| Records excerpted from a collection |
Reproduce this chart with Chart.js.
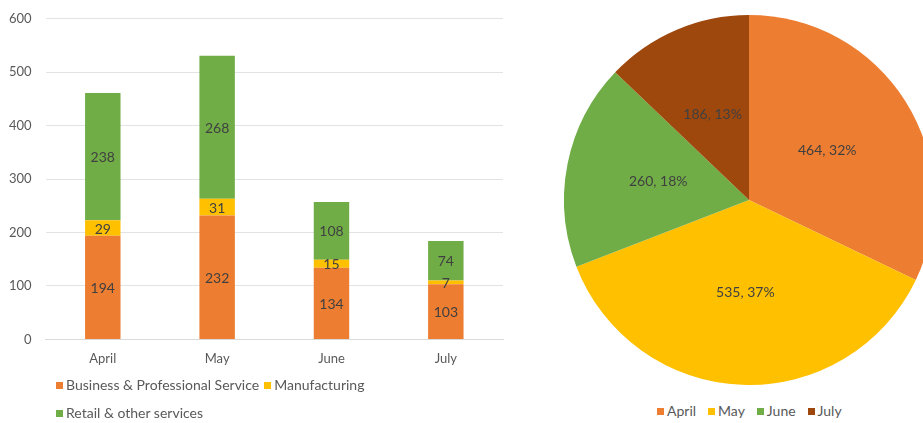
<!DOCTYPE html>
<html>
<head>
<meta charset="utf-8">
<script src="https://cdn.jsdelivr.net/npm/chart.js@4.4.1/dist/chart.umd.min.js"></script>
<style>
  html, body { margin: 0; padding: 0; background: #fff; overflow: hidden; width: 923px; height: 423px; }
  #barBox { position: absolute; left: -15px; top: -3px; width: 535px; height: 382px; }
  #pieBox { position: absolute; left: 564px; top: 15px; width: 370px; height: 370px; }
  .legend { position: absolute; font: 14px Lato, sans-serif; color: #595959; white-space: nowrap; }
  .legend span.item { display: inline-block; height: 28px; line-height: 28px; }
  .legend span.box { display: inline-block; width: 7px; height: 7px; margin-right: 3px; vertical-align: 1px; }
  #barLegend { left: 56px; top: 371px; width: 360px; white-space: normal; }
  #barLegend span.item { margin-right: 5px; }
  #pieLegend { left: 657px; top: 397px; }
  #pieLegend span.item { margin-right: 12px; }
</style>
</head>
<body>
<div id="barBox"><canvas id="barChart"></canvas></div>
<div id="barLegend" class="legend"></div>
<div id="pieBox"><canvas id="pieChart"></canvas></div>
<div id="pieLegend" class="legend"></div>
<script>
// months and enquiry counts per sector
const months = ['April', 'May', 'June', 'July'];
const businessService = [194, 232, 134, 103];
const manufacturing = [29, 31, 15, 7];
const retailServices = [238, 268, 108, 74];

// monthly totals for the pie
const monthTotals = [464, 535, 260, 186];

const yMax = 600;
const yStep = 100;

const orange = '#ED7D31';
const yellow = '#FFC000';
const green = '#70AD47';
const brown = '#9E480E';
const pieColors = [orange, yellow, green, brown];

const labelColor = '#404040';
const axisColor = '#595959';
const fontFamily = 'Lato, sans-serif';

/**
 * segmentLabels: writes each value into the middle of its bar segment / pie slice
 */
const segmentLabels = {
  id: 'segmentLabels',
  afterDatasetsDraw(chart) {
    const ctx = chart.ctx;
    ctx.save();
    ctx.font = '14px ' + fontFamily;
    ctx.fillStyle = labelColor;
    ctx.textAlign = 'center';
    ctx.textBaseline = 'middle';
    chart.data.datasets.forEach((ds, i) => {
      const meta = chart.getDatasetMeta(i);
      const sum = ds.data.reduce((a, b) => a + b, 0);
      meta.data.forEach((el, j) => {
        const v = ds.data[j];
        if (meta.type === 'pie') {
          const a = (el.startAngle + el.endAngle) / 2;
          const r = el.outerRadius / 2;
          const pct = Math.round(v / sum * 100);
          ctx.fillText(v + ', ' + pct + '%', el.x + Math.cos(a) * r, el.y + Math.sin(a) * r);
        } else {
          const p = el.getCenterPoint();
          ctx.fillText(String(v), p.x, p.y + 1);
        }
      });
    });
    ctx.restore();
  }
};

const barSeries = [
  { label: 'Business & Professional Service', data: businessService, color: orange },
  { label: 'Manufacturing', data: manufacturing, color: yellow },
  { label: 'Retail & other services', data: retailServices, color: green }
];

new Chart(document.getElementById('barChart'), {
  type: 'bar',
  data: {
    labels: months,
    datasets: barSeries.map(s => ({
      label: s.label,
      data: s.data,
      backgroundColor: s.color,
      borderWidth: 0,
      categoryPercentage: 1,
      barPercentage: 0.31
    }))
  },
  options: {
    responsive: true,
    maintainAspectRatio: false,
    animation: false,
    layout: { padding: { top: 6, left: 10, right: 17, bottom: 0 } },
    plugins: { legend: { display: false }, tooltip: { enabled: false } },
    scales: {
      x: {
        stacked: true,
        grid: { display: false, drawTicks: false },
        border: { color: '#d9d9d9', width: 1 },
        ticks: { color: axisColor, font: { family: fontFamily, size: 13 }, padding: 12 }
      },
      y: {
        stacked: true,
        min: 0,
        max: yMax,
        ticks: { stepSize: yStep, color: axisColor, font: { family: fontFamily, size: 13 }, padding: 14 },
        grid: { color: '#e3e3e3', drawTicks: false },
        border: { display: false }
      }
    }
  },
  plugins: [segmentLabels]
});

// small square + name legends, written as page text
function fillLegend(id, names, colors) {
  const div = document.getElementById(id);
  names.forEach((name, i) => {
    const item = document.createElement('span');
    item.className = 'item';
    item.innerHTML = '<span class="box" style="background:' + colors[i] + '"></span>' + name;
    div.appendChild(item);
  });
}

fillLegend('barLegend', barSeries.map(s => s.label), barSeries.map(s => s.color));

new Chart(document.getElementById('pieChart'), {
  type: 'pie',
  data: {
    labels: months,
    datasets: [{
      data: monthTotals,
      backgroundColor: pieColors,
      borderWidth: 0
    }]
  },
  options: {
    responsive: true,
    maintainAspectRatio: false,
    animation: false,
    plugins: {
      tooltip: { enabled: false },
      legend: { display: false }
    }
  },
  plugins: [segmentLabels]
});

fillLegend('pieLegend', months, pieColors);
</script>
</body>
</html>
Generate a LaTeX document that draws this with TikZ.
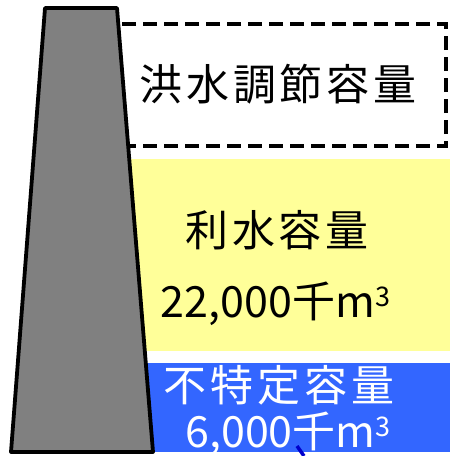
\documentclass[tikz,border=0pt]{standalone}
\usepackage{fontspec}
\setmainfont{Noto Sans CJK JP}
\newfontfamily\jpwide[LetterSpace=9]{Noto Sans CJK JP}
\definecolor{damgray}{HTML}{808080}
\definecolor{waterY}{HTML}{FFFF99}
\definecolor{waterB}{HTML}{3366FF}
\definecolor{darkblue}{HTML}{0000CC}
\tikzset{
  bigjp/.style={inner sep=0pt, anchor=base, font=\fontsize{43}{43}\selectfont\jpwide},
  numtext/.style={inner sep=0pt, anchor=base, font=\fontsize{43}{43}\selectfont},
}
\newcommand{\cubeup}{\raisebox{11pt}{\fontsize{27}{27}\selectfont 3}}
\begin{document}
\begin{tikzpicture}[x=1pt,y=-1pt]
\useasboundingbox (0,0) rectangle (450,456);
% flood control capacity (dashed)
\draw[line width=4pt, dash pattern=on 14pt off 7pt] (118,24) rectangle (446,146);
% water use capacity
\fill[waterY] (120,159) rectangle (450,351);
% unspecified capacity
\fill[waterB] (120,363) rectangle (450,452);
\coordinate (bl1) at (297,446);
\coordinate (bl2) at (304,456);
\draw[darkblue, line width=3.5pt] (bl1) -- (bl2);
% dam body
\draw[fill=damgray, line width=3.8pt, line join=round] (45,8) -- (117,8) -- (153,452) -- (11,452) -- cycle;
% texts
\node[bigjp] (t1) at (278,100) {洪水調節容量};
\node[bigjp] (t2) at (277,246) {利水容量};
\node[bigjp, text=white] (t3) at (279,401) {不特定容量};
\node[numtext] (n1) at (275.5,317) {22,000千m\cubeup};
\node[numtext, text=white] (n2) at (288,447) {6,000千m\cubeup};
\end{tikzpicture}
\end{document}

| BRIEF |
Which lines in the records above contain the string "with"? Copy each one.

| SOLUTION |
Reproduce this chart with Chart.js.
Generate a LaTeX document that draws this with TikZ.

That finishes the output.